The real chess master

Theo Heyliger - Sarah Wescot-Williams - United DemocratsBy Hilbert Haar

While the formation of a new government is a work in progress the results of the February 26 elections are still interesting enough for further analysis. What changed compared to 2016, the year when the United People’s party (UP) and the National Alliance (NA) each won 5 seats, the United St. Maarten party (USp) 3 and the Democratic Party (DP)  2?

In the new parliament the merger of UP and DP (United Democrats0 has 7 seats, the NA stays stationary on 5, the USp loses a seat and holds 2 and newcomer St. Maarten Christian Party has 1.

So who benefited from the merger between the UP and the DP?

If we look at the candidates that made it to parliament for the UP in 2016, we see that two MPs lost their seat: Claret Connor and Tamara Leonard. So the UP had in the new constellation not five, but three representatives – party leader Theo Heyliger, Franklin Meyers and Sidharth Bijlani.

The DP increased its political clout within the merger if we adhere to the notion that newcomer Luc Mercelina would otherwise have been a candidate for the DP. The other two DP-MPs are party leader Sarah Wescot-Williams and Emil Lee, who had another DP-MP (Perry Geerlings, who won’t return unless Lee joins the new cabinet) nipping at his heels just a few votes behind.

The seventh seat in the UD-faction is for Chanel Brownbill, imported so to speak from Frans Richardson’s United St. Maarten party.

So who is the real winner in this political chess game? When I asked before the elections whose idea it really was to merge the DP and the UP into the United Democrats, the answers I received were somewhat evasive. Maybe that was because nobody wanted to rock the boat before the elections.

Considering the results, I start thinking that the chess master in this game is MP Sarah Wescot-Williams.

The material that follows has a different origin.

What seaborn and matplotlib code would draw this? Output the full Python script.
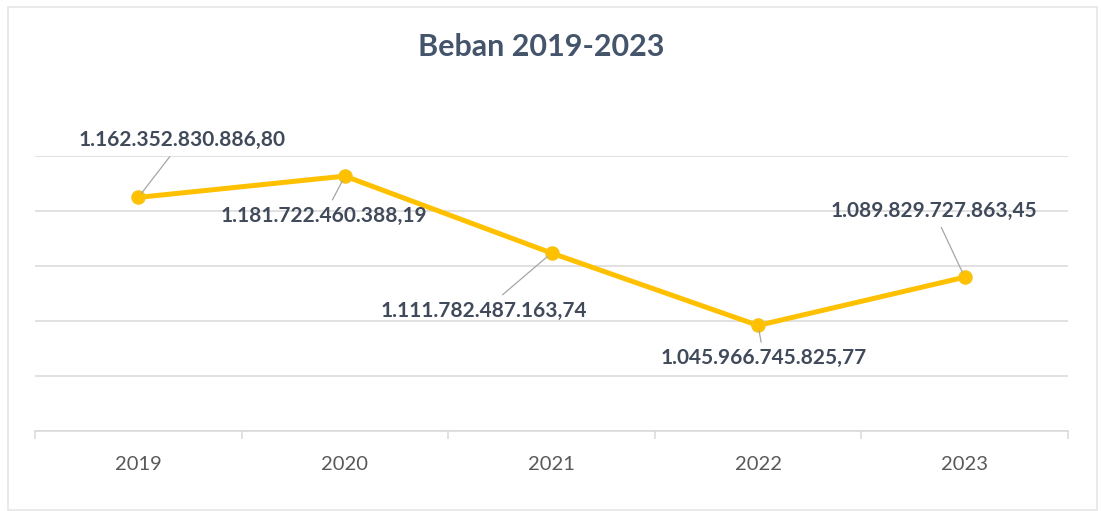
import matplotlib
matplotlib.use("Agg")
import matplotlib.pyplot as plt
import seaborn as sns
import pandas as pd
from matplotlib.patches import Rectangle
from matplotlib.ticker import FixedLocator

years = ["2019", "2020", "2021", "2022", "2023"]
values = [1162352830886.80, 1181722460388.19, 1111782487163.74,
          1045966745825.77, 1089829727863.45]
labels = ["1.162.352.830.886,80", "1.181.722.460.388,19", "1.111.782.487.163,74",
          "1.045.966.745.825,77", "1.089.829.727.863,45"]
title = "Beban 2019-2023"

df = pd.DataFrame({"Tahun": years, "Beban": [v / 1e9 for v in values]})

sns.set_theme(style="white")
plt.rcParams["font.family"] = ["Lato", "DejaVu Sans"]

fig = plt.figure(figsize=(11.01, 5.11), dpi=100)
ax = fig.add_axes([35 / 1101, 80 / 511, (1068 - 35) / 1101, (431 - 156) / 511])

line_color = "#FFC000"
sns.lineplot(data=df, x="Tahun", y="Beban", ax=ax, color=line_color, linewidth=3.6,
             marker="o", markersize=9.5, markeredgecolor="#F5C518",
             markerfacecolor=line_color, markeredgewidth=1.0, sort=False)

ax.set_xlim(-0.5, 4.5)
ax.set_ylim(950, 1200)
ax.set_yticks([950, 1000, 1050, 1100, 1150, 1200])
ax.set_yticklabels([])
ax.tick_params(axis="y", length=0)
ax.yaxis.grid(True, color="#D9D9D9", linewidth=1.1)
ax.xaxis.grid(False)
ax.set_xlabel("")
ax.set_ylabel("")
for s in ["top", "right", "left"]:
    ax.spines[s].set_visible(False)
ax.spines["bottom"].set_color("#D9D9D9")
ax.spines["bottom"].set_linewidth(1.1)
ax.spines["bottom"].set_zorder(0.5)

ax.xaxis.set_minor_locator(FixedLocator([-0.5, 0.5, 1.5, 2.5, 3.5, 4.5]))
ax.tick_params(axis="x", which="minor", length=6, width=1.1, color="#D9D9D9",
               direction="out", bottom=True)
ax.tick_params(axis="x", which="major", length=0, pad=18, labelsize=14.5,
               labelcolor="#595959")

offsets = [(44, 57), (-21, -40), (-68, -58), (6, -33), (-31, 66)]
for i, (lab, off) in enumerate(zip(labels, offsets)):
    ax.annotate(lab, xy=(i, df["Beban"][i]), xytext=off, textcoords="offset pixels",
                ha="center", va="center", fontsize=15, fontweight="bold",
                color="#404A5A",
                bbox=dict(boxstyle="square,pad=0.3", fc="none", ec="none"),
                arrowprops=dict(arrowstyle="-", color="#A6A6A6", lw=0.9,
                                shrinkA=0, shrinkB=4))

fig.text(541 / 1101, 1 - 47 / 511, title, ha="center", va="center",
         fontsize=22, fontweight="bold", color="#44546A")

fig.patches.append(Rectangle((8 / 1101, 1 / 511), 1089 / 1101, 503 / 511,
                             transform=fig.transFigure, fill=False,
                             edgecolor="#E6E6E6", linewidth=1.2))

fig.savefig("out.png", dpi=100, facecolor="white")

Not only did she do better herself in these elections, she also brought a new candidate to the field with a strong voter appeal – Luc Mercelina. That Perry Geerlings just missed the boat because of an unexpected strong showing by USp-transfer Chanel Brownbill is probably thought of as an unforeseen and unfortunate part of the new political reality. Without Brownbill, the DP-color of the United Democrats would have gone up from three to four out of seven seats.

So while five plus two is still seven, the supporters of the old Democratic Party seem to be the big winner of these elections. The combination does not have more seats, but the DP-influence has become stronger.

The decision by the DP to merge with the UP was therefore a brilliant move on the political chess board.

Without the merger, the DP would most likely not have been able to hold on to two seats, let alone get a third one.

The report informateurs Arduin and Beaujon released on Monday spoke of the human factor in politics. The report refers in particular to issues between politicians in the UD and the NA.

How this hangs within the UD is currently unclear. Remember, for years MP Heyliger was second in command at the Democratic Party behind Wescot-Williams until he started out on his own in 2010 with the UP. While he never managed to become the leader of the party his grandfather Claude Wathey founded, Heyliger now leads  a party that could be considered the DP in a new outfit.

After all, both Heyliger and MP Franklin Meyers were in the past members of the DP as well. They are now reunited with their former party-leader.

As long as the human factor does not get in the way, the UD will stand as a true political powerhouse with only one potentially weak link. That would be MP Chanel Brownbill, who jumped ship last year to facilitate – together with the DP-faction – the fall of the Marlin-government. Will he do it again? Time will tell.